When all matters dealing with health and finances are taken care of ahead of time, families can relax knowing that when death does come, the grief process won't be muddled with frantic legal work. Talking about end-on-life issues early on is highly recommended.

Talking With Parents About End-of-Life Issues: How Do You Bring It Up?

Since, because of my work I'm steeped in elder issues, guilt finally made me face end-of-life legal work head on. I felt like a hypocrite not dealing with it, when I constantly advise other people to do so. Most people don't have this force behind them and it's easier to put off the unpleasantness of thinking about death.

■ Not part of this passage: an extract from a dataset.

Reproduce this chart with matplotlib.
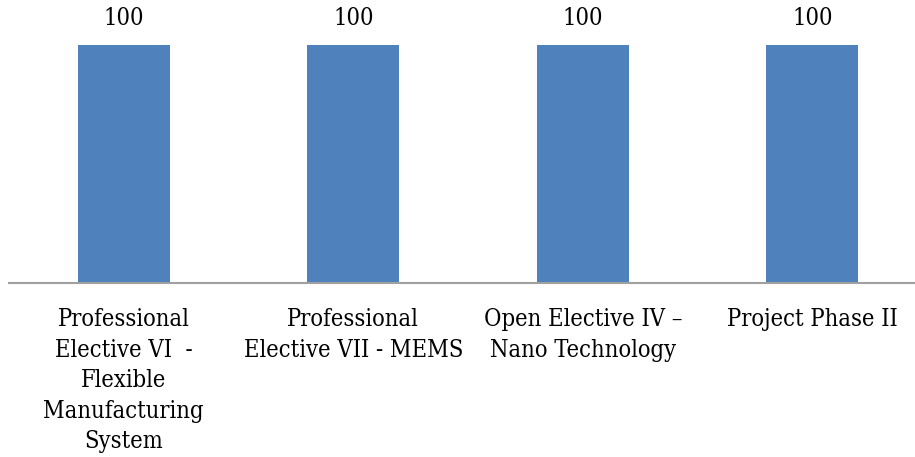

When I got my Power Of Attorney, health directive and will drawn up, my adult sons were uncomfortable with the subject because they were forced to think that, yes, one day Mom will die. But they soldiered on, we did it, and as I told them, "Now, we can get back to the process of living."

End of Life Issues: What If Adult Children Are Reluctant to Discuss the Issue?

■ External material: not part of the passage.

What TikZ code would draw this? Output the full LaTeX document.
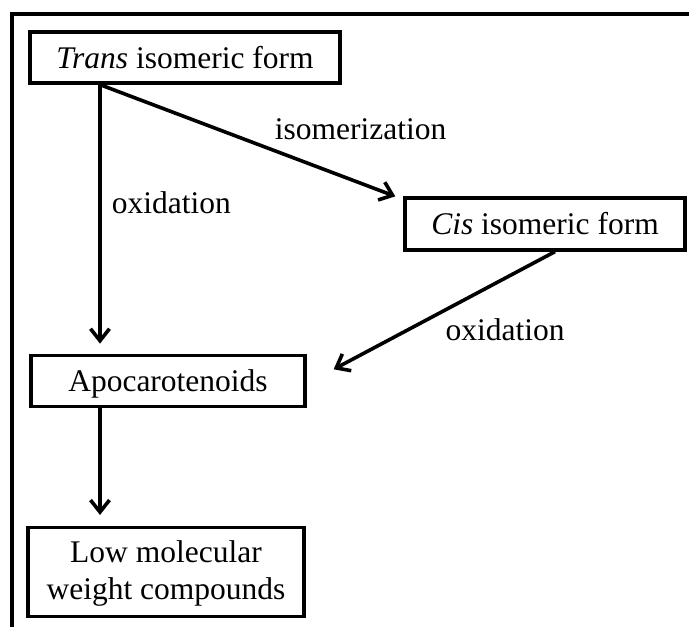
\documentclass[tikz,border=0pt]{standalone}
\usepackage{fontspec}
\setmainfont{Liberation Serif}
\usetikzlibrary{arrows.meta,positioning,calc}
\tikzset{
  flowbox/.style={
    draw,line width=3.3pt,align=center,minimum height=51pt,inner sep=4pt,
    font=\fontsize{31.5}{37}\selectfont
  },
  singlebox/.style={flowbox,text height=21pt,text depth=0pt},
  flowarrow/.style={-{Straight Barb[length=12pt,width=19pt,line width=3.6pt]},line width=3.6pt},
  framestroke/.style={line width=4pt},
  steplabel/.style={inner sep=0pt,font=\fontsize{31.5}{37}\selectfont}
}

\begin{document}
\begin{tikzpicture}[x=1pt,y=-1pt]
  \useasboundingbox (0,0) rectangle (689,627);
  \draw[framestroke] (12,627) -- (12,13.5) -- (689,13.5);

  \node[singlebox,minimum width=310pt] (trans) at (185,57.5) {\textit{Trans} isomeric form};
  \node[singlebox,minimum width=280pt,minimum height=52pt] (cis) at (545,224) {\textit{Cis} isomeric form};
  \node[singlebox,minimum width=274pt,below=269pt of trans,xshift=-17pt] (apo) {Apocarotenoids};
  \node[flowbox,minimum width=276pt,minimum height=89pt,below=118pt of apo,xshift=-2pt] (low)
    {\rule{0pt}{25pt}Low molecular\\weight compounds};

  \coordinate (fork) at ([xshift=-85pt]trans.south);
  \draw[flowarrow,shorten >=10pt] (fork) -- node[steplabel,pos=0.48,anchor=base west,xshift=10pt] (oxleft) {oxidation} (fork |- apo.north);
  \draw[flowarrow] (fork) -- node[steplabel,pos=0.586,anchor=base west,yshift=11pt] (isolabel) {isomerization} ([xshift=-8pt]cis.north west);
  \draw[flowarrow] ([xshift=10pt]cis.south) -- node[steplabel,pos=0.502,anchor=base west,yshift=-30pt] (oxright) {oxidation} ([shift={(27pt,11.5pt)}]apo.east);
  \draw[flowarrow,shorten >=11pt] (fork |- apo.south) -- (fork |- low.north);
\end{tikzpicture}
\end{document}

Okay. So, how do you start such a conversation? That depends on who is the reluctant party. Many think it's the elders who don't want to talk about end-of life issues, when in reality it's often the adult children.

My opinion is if you are a senior and your adult children don't want to discuss it, just go to an estate attorney, get the work done and then present them with the documents and/or the information on how to get the documents when they need them.

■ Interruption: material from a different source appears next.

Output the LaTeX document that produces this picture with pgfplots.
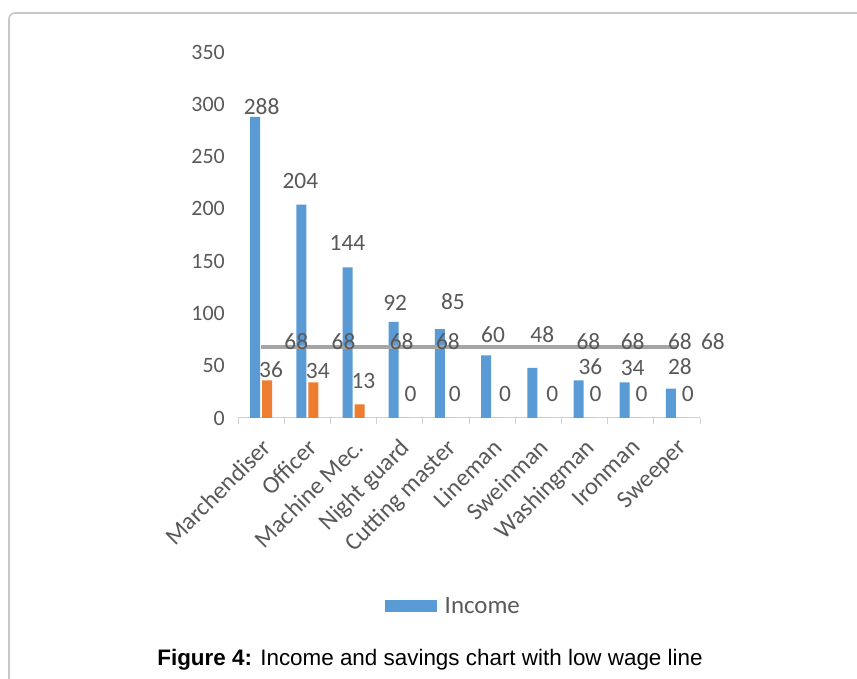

One thing to remember is that a health directive/living will does no good locked in a drawer. A copy of this document should be kept with your medical records by the clinic of your choice. Your adult children should each have a copy and any other friends/relatives named as people who can make health care decisions for you should also have one.

If you are in car accident and left in a situation where life support measures are being considered, you need to make sure your wishes are down in writing so that your family doesn't have to make gut-wrenching choices because they don't know what you would want. That would only compound their agony. The rest of the papers can be kept in a safety deposit box or other safe place as long as your appointed representatives know where they are.

End of Life Issues: What About Reluctant Seniors?

If it's the parents who don't want to "go there," then you need to start gently. The idea of death may make them feel vulnerable, especially if they have health issues. Then, too, you don't want them to think you feel they already have one foot in the grave, so it can get touchy.

First, there are several books that can help you with these discussions. Although there are many more, I'll recommend these three as I've reviewed them in the past.

  1. How to Say it To Seniors by David Solie
  2. Creating the Good Will by attorney Elizabeth Arnold
  3. The Parent Care Conversation by Dan Taylor

All three books can give you ideas on how to bring up this topic in a sensitive manner and if your aging parents are interested, the last two, especially, should give them ideas on how to express their wishes in a way that feels comfortable.

End of Life Issues: Plant the Seed

If your parents just don't want to talk about it, go and get your own legal work done. Anyone at any age can have an accident and everyone should have these documents in place. It's never too soon.

You can say, "Dad, a friend of mine ended up in the hospital and nearly died. That got me thinking about what I need to do, legally, to help my family in case that happens to me. I'm going on Tuesday to see an estate attorney to get the papers drawn up and then I'll give you copies."

Then drop the issue.

Chances are very good at this time Dad may say, "Hey, can we do this together? I've been putting it off and I know I shouldn't."

Even if he doesn't immediately respond, you have planted the seed. The odds are good the seed should sprout and the good intentions can mature into action.

Example is often the best persuasion.